Data records start

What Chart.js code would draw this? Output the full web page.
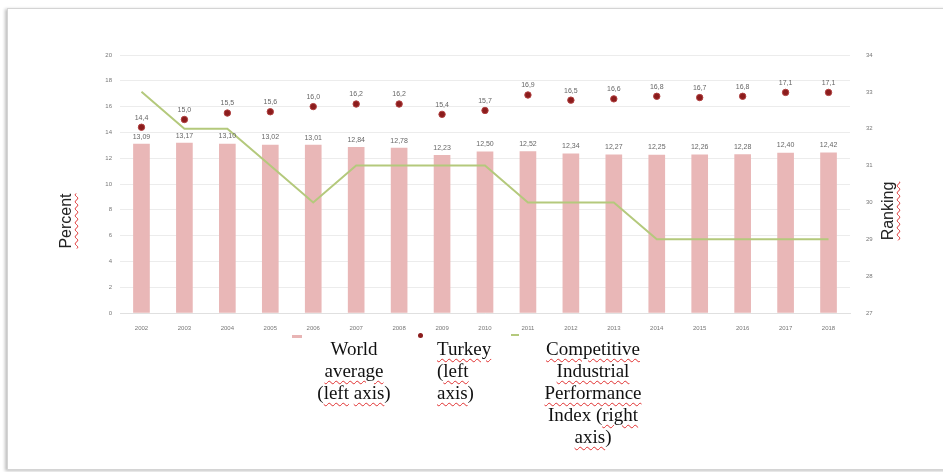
<!DOCTYPE html>
<html><head><meta charset="utf-8">
<script src="https://cdn.jsdelivr.net/npm/chart.js@4/dist/chart.umd.min.js"></script>
<style>
html,body{margin:0;padding:0;background:#fff;}
#wrap{position:relative;width:943px;height:472px;overflow:hidden;background:#fff;}
#frame{position:absolute;left:7px;top:8px;width:960px;height:460px;border:1px solid #d4d4d4;box-shadow:-2px 1px 3px rgba(0,0,0,0.25);}
canvas{position:absolute;left:0;top:0;}
.axt{position:absolute;font-family:"Liberation Sans",Arial,sans-serif;font-size:16px;color:#222;transform:rotate(-90deg);transform-origin:center;white-space:nowrap;}
.w{text-decoration:underline wavy #e03030;text-decoration-thickness:1px;text-underline-offset:3px;}
.lg{position:absolute;font-family:"Liberation Serif","Times New Roman",serif;font-size:19px;line-height:22px;color:#111;white-space:nowrap;}
.mk{position:absolute;}
</style></head>
<body><div id="wrap">
<div id="frame"></div>
<canvas id="c" width="943" height="472"></canvas>
<div class="axt" style="left:31px;top:212px;width:70px;text-align:center;"><span class="w">Percent</span></div>
<div class="axt" style="left:853px;top:202px;width:70px;text-align:center;"><span class="w">Ranking</span></div>
<div class="mk" style="left:292px;top:335px;width:10px;height:3px;background:#e8b4b4;"></div>
<div class="lg" style="left:300px;top:338px;width:108px;text-align:center;">World<br><span class="w">average</span><br>(<span class="w">left</span> <span class="w">axis</span>)</div>
<div class="mk" style="left:418px;top:333px;width:5px;height:5px;border-radius:50%;background:#8b1c1c;"></div>
<div class="lg" style="left:437px;top:338px;"><span class="w">Turkey</span><br>(<span class="w">left</span><br><span class="w">axis</span>)</div>
<div class="mk" style="left:511px;top:334px;width:8px;height:2px;background:#b4c97c;"></div>
<div class="lg" style="left:533px;top:338px;width:120px;text-align:center;"><span class="w">Competitive</span><br><span class="w">Industrial</span><br><span class="w">Performance</span><br>Index (<span class="w">right</span><br><span class="w">axis</span>)</div>
</div>
<script>
const years = ["2002","2003","2004","2005","2006","2007","2008","2009","2010","2011","2012","2013","2014","2015","2016","2017","2018"];
const worldAverage = [13.09,13.17,13.10,13.02,13.01,12.84,12.78,12.23,12.50,12.52,12.34,12.27,12.25,12.26,12.28,12.40,12.42];
const turkey = [14.4,15.0,15.5,15.6,16.0,16.2,16.2,15.4,15.7,16.9,16.5,16.6,16.8,16.7,16.8,17.1,17.1];
const cipRanking = [33,32,32,31,30,31,31,31,31,30,30,30,29,29,29,29,29];
const leftTicks = [0,20,2];
const rightTicks = [27,34,1];

const labelPlugin = {
  id:'vlabels',
  afterDatasetsDraw(chart){
    const ctx = chart.ctx;
    ctx.save();
    ctx.font = '7px "Liberation Sans", Arial, sans-serif';
    ctx.fillStyle = '#666';
    ctx.textAlign = 'center';
    ctx.textBaseline = 'bottom';
    const m0 = chart.getDatasetMeta(0);
    m0.data.forEach((el,i)=>{
      ctx.fillText(worldAverage[i].toFixed(2).replace('.',','), el.x, el.y - 4);
    });
    const m1 = chart.getDatasetMeta(1);
    m1.data.forEach((el,i)=>{
      ctx.fillText(turkey[i].toFixed(1).replace('.',','), el.x, el.y - 6);
    });
    ctx.restore();
  }
};

new Chart(document.getElementById('c'), {
  data:{
    labels: years,
    datasets:[
      {type:'bar', label:'World average (left axis)', data: worldAverage, backgroundColor:'#e9b7b7', barThickness:16, yAxisID:'y', order:3},
      {type:'line', label:'Turkey (left axis)', data: turkey, showLine:false, pointRadius:3.2, pointBackgroundColor:'#8b1c1c', pointBorderColor:'#b04040', pointBorderWidth:1, yAxisID:'y', order:1},
      {type:'line', label:'Competitive Industrial Performance Index (right axis)', data: cipRanking, borderColor:'#b4c97c', borderWidth:2, pointRadius:0, tension:0, yAxisID:'y1', order:2}
    ]
  },
  options:{
    responsive:false, animation:false,
    layout:{padding:{left:90, right:62, top:55, bottom:142}},
    plugins:{legend:{display:false}, tooltip:{enabled:false}},
    scales:{
      x:{grid:{display:false}, border:{display:true,color:'#e0e0e0'},
         ticks:{font:{size:6,family:'"Liberation Sans", Arial, sans-serif'}, color:'#777', maxRotation:0, padding:4},
         afterFit(s){ s.height = 17; }},
      y:{position:'left', min:leftTicks[0], max:leftTicks[1],
         ticks:{stepSize:leftTicks[2], font:{size:6,family:'"Liberation Sans", Arial, sans-serif'}, color:'#777', padding:8},
         grid:{color:'#ececec', drawTicks:false}, border:{display:false},
         afterFit(s){ s.width = 30; }},
      y1:{position:'right', min:rightTicks[0], max:rightTicks[1],
         ticks:{stepSize:rightTicks[2], font:{size:6,family:'"Liberation Sans", Arial, sans-serif'}, color:'#777', padding:8},
         grid:{display:false}, border:{display:false},
         afterFit(s){ s.width = 31; }}
    }
  },
  plugins:[labelPlugin]
});
</script>
</body></html>
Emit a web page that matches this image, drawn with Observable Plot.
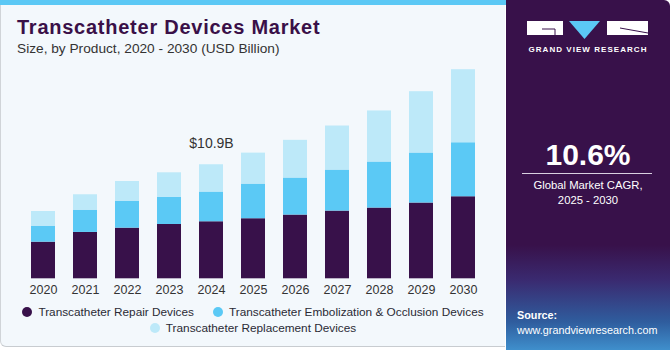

Data records end

**What you are asked to do**
Transcribe the whole listing exactly. Pictures stay out of your copy.

**Correct result**
What Chart.js code would draw this? Output the full web page.
<!DOCTYPE html>
<html><head><meta charset="utf-8">
<script src="https://cdn.jsdelivr.net/npm/chart.js@4/dist/chart.umd.min.js"></script>
<style>
html,body{margin:0;padding:0;background:#fff;}
#wrap{position:relative;width:943px;height:472px;overflow:hidden;background:#fff;}
#frame{position:absolute;left:7px;top:8px;width:960px;height:460px;border:1px solid #d4d4d4;box-shadow:-2px 1px 3px rgba(0,0,0,0.25);}
canvas{position:absolute;left:0;top:0;}
.axt{position:absolute;font-family:"Liberation Sans",Arial,sans-serif;font-size:16px;color:#222;transform:rotate(-90deg);transform-origin:center;white-space:nowrap;}
.w{text-decoration:underline wavy #e03030;text-decoration-thickness:1px;text-underline-offset:3px;}
.lg{position:absolute;font-family:"Liberation Serif","Times New Roman",serif;font-size:19px;line-height:22px;color:#111;white-space:nowrap;}
.mk{position:absolute;}
</style></head>
<body><div id="wrap">
<div id="frame"></div>
<canvas id="c" width="943" height="472"></canvas>
<div class="axt" style="left:31px;top:212px;width:70px;text-align:center;"><span class="w">Percent</span></div>
<div class="axt" style="left:853px;top:202px;width:70px;text-align:center;"><span class="w">Ranking</span></div>
<div class="mk" style="left:292px;top:335px;width:10px;height:3px;background:#e8b4b4;"></div>
<div class="lg" style="left:300px;top:338px;width:108px;text-align:center;">World<br><span class="w">average</span><br>(<span class="w">left</span> <span class="w">axis</span>)</div>
<div class="mk" style="left:418px;top:333px;width:5px;height:5px;border-radius:50%;background:#8b1c1c;"></div>
<div class="lg" style="left:437px;top:338px;"><span class="w">Turkey</span><br>(<span class="w">left</span><br><span class="w">axis</span>)</div>
<div class="mk" style="left:511px;top:334px;width:8px;height:2px;background:#b4c97c;"></div>
<div class="lg" style="left:533px;top:338px;width:120px;text-align:center;"><span class="w">Competitive</span><br><span class="w">Industrial</span><br><span class="w">Performance</span><br>Index (<span class="w">right</span><br><span class="w">axis</span>)</div>
</div>
<script>
const years = ["2002","2003","2004","2005","2006","2007","2008","2009","2010","2011","2012","2013","2014","2015","2016","2017","2018"];
const worldAverage = [13.09,13.17,13.10,13.02,13.01,12.84,12.78,12.23,12.50,12.52,12.34,12.27,12.25,12.26,12.28,12.40,12.42];
const turkey = [14.4,15.0,15.5,15.6,16.0,16.2,16.2,15.4,15.7,16.9,16.5,16.6,16.8,16.7,16.8,17.1,17.1];
const cipRanking = [33,32,32,31,30,31,31,31,31,30,30,30,29,29,29,29,29];
const leftTicks = [0,20,2];
const rightTicks = [27,34,1];

const labelPlugin = {
  id:'vlabels',
  afterDatasetsDraw(chart){
    const ctx = chart.ctx;
    ctx.save();
    ctx.font = '7px "Liberation Sans", Arial, sans-serif';
    ctx.fillStyle = '#666';
    ctx.textAlign = 'center';
    ctx.textBaseline = 'bottom';
    const m0 = chart.getDatasetMeta(0);
    m0.data.forEach((el,i)=>{
      ctx.fillText(worldAverage[i].toFixed(2).replace('.',','), el.x, el.y - 4);
    });
    const m1 = chart.getDatasetMeta(1);
    m1.data.forEach((el,i)=>{
      ctx.fillText(turkey[i].toFixed(1).replace('.',','), el.x, el.y - 6);
    });
    ctx.restore();
  }
};

new Chart(document.getElementById('c'), {
  data:{
    labels: years,
    datasets:[
      {type:'bar', label:'World average (left axis)', data: worldAverage, backgroundColor:'#e9b7b7', barThickness:16, yAxisID:'y', order:3},
      {type:'line', label:'Turkey (left axis)', data: turkey, showLine:false, pointRadius:3.2, pointBackgroundColor:'#8b1c1c', pointBorderColor:'#b04040', pointBorderWidth:1, yAxisID:'y', order:1},
      {type:'line', label:'Competitive Industrial Performance Index (right axis)', data: cipRanking, borderColor:'#b4c97c', borderWidth:2, pointRadius:0, tension:0, yAxisID:'y1', order:2}
    ]
  },
  options:{
    responsive:false, animation:false,
    layout:{padding:{left:90, right:62, top:55, bottom:142}},
    plugins:{legend:{display:false}, tooltip:{enabled:false}},
    scales:{
      x:{grid:{display:false}, border:{display:true,color:'#e0e0e0'},
         ticks:{font:{size:6,family:'"Liberation Sans", Arial, sans-serif'}, color:'#777', maxRotation:0, padding:4},
         afterFit(s){ s.height = 17; }},
      y:{position:'left', min:leftTicks[0], max:leftTicks[1],
         ticks:{stepSize:leftTicks[2], font:{size:6,family:'"Liberation Sans", Arial, sans-serif'}, color:'#777', padding:8},
         grid:{color:'#ececec', drawTicks:false}, border:{display:false},
         afterFit(s){ s.width = 30; }},
      y1:{position:'right', min:rightTicks[0], max:rightTicks[1],
         ticks:{stepSize:rightTicks[2], font:{size:6,family:'"Liberation Sans", Arial, sans-serif'}, color:'#777', padding:8},
         grid:{display:false}, border:{display:false},
         afterFit(s){ s.width = 31; }}
    }
  },
  plugins:[labelPlugin]
});
</script>
</body></html>
Emit a web page that matches this image, drawn with Observable Plot.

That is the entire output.